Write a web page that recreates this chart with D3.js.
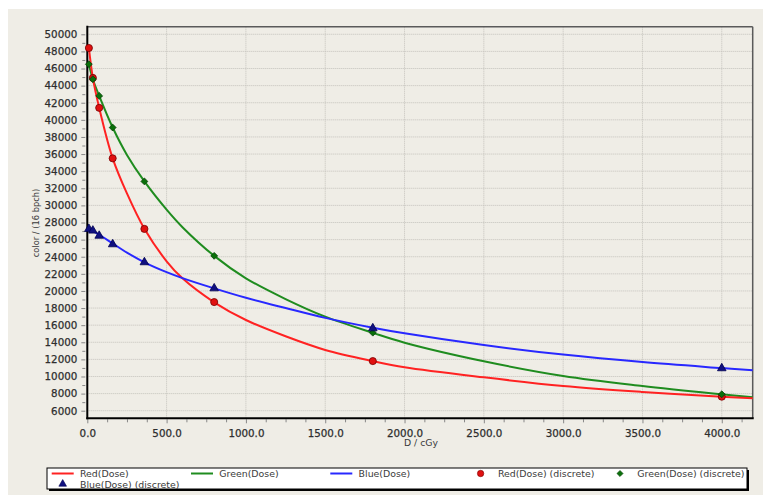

---

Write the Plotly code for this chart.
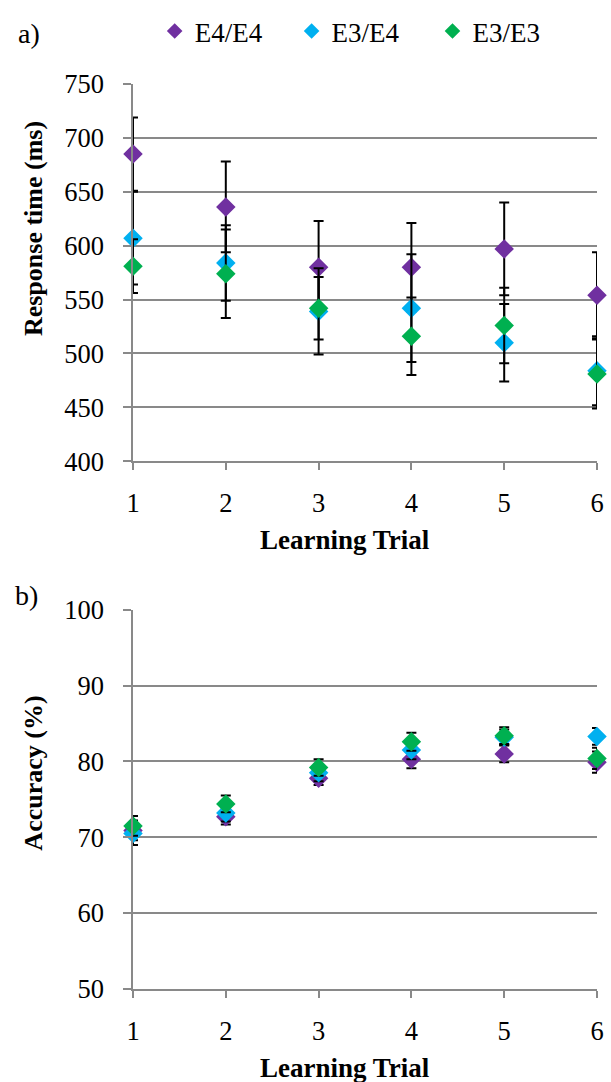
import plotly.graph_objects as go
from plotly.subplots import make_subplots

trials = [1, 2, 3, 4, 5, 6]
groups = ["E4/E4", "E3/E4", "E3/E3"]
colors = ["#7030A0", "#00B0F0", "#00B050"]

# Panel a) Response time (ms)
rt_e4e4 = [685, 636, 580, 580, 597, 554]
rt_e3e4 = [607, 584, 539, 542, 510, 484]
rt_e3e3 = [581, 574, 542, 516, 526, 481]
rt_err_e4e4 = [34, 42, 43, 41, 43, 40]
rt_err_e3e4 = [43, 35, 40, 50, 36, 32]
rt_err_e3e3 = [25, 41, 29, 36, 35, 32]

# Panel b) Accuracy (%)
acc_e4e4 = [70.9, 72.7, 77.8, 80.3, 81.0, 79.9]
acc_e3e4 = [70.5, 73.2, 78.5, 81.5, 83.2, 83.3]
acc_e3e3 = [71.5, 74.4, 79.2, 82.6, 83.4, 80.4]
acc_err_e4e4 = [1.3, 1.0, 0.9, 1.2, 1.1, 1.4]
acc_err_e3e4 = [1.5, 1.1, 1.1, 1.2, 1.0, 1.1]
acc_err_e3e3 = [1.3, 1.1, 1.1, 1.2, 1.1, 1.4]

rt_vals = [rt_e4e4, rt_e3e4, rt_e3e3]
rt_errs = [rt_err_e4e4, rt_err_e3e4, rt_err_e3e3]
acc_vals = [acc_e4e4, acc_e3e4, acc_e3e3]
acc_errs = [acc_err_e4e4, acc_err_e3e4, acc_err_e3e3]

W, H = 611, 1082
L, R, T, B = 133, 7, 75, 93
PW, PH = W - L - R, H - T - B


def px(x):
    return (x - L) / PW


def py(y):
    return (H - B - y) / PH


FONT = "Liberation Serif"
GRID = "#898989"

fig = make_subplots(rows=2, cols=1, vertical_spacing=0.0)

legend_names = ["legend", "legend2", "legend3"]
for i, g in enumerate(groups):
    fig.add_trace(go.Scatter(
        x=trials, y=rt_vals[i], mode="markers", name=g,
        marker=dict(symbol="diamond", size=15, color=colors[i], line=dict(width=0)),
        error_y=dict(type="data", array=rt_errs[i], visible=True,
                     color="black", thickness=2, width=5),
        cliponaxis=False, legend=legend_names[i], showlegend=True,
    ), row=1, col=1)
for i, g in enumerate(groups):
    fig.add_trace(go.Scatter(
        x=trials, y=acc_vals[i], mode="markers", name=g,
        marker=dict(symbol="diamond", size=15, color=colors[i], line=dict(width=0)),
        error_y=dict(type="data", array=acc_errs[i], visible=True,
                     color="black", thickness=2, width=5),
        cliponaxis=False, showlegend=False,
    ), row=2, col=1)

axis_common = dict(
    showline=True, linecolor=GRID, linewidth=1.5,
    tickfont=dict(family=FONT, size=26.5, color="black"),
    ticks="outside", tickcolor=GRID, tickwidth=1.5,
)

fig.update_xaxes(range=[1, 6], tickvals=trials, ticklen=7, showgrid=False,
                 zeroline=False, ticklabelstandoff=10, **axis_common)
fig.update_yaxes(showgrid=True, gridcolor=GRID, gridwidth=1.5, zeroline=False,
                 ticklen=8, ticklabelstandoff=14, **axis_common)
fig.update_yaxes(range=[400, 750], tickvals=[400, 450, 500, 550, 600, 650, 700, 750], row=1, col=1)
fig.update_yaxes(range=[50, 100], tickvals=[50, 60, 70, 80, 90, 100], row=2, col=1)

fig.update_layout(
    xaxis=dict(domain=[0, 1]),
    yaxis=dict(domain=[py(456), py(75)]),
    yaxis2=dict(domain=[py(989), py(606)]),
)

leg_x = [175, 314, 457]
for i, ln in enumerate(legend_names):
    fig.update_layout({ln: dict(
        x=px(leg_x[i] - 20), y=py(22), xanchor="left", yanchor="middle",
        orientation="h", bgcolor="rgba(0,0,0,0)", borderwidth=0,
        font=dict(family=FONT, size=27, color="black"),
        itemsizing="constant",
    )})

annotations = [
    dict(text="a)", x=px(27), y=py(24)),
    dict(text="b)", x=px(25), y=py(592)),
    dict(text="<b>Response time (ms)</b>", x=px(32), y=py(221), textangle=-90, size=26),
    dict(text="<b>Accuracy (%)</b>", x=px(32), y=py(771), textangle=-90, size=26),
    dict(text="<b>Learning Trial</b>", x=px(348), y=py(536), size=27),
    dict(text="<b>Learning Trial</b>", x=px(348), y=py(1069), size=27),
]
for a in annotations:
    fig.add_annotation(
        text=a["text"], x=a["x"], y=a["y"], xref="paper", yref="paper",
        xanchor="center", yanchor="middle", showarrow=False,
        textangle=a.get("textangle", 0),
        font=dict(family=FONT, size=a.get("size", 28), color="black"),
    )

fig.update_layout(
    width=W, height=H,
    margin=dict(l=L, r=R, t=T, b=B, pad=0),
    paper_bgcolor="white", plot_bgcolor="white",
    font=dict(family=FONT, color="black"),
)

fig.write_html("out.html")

...

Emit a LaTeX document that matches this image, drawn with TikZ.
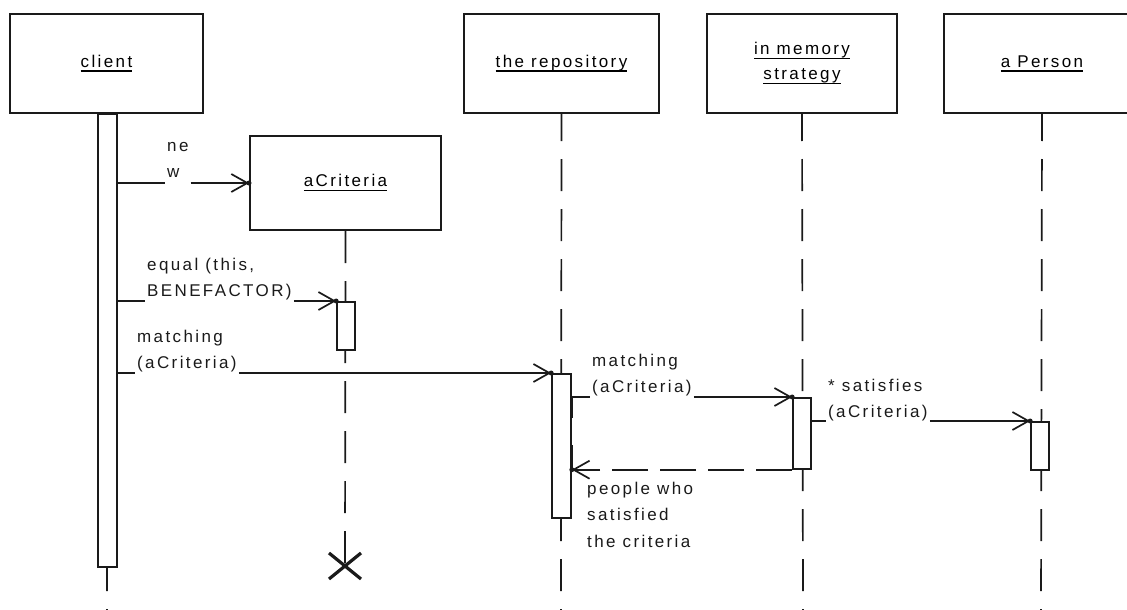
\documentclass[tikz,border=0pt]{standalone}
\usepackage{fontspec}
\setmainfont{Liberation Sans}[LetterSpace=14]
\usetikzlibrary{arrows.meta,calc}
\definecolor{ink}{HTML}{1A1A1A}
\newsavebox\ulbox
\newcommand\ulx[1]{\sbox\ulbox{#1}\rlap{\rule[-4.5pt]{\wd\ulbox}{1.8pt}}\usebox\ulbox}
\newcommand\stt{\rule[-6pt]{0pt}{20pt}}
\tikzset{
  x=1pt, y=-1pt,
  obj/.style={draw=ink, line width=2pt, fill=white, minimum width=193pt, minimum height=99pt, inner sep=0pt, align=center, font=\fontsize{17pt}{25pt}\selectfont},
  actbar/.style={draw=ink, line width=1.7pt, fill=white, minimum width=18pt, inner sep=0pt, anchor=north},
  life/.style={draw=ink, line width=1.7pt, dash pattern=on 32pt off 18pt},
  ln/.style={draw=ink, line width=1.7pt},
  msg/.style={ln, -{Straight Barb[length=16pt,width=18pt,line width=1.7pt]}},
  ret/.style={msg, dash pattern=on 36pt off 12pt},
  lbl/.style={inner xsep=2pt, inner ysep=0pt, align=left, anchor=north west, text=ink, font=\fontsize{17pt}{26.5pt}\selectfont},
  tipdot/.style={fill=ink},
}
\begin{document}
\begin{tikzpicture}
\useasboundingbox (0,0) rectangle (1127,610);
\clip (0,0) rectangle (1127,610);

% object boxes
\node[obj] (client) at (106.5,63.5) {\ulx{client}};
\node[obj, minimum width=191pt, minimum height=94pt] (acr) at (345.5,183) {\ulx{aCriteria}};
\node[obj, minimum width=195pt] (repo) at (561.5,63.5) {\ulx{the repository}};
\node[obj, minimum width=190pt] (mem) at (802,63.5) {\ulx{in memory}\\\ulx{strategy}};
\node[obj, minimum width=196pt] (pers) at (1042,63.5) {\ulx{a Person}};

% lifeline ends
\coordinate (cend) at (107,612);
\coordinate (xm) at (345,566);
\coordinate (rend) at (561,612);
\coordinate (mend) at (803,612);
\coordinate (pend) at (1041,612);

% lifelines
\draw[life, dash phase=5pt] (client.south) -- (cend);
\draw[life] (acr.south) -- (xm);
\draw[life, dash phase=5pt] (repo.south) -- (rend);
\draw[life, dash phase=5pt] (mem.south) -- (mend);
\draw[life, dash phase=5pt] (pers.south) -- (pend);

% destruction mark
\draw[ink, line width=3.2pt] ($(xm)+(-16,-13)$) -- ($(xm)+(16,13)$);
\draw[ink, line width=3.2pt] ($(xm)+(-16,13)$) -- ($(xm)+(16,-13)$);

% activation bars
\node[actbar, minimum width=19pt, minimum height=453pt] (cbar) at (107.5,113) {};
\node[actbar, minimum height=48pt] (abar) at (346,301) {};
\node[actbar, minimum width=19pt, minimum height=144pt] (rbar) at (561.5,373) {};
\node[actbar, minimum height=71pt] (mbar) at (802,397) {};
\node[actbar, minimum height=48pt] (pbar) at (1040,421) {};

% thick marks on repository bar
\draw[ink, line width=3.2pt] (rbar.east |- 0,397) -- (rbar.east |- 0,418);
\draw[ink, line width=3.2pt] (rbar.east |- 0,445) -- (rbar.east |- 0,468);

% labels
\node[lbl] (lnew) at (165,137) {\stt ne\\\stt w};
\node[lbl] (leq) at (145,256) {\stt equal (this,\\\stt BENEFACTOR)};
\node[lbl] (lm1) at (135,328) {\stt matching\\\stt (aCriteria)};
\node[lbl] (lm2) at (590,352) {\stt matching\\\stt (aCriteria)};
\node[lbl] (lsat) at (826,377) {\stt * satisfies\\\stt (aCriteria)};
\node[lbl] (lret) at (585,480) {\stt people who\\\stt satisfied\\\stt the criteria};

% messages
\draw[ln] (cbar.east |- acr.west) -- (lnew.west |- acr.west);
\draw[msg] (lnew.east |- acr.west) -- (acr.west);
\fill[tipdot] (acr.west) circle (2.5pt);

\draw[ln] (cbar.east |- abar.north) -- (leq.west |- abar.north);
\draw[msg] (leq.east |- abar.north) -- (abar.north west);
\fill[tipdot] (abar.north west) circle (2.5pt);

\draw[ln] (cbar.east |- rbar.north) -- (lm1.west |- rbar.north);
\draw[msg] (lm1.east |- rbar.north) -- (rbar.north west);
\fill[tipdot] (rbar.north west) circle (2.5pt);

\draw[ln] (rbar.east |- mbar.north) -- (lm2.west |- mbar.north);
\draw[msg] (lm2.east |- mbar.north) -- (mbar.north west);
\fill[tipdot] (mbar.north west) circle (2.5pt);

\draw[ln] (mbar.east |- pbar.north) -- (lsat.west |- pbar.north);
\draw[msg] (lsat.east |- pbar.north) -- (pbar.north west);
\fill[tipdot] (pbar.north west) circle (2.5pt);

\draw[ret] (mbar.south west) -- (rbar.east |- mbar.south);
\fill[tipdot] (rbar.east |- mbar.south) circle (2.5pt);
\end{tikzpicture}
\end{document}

*WHAT THE EXERCISE ASKS*: Search the data above for the string "with" and copy each line that has it.

*THE REPLY*:
Write a web page that recreates this chart with D3.js.
Emit a LaTeX document that matches this image, drawn with TikZ.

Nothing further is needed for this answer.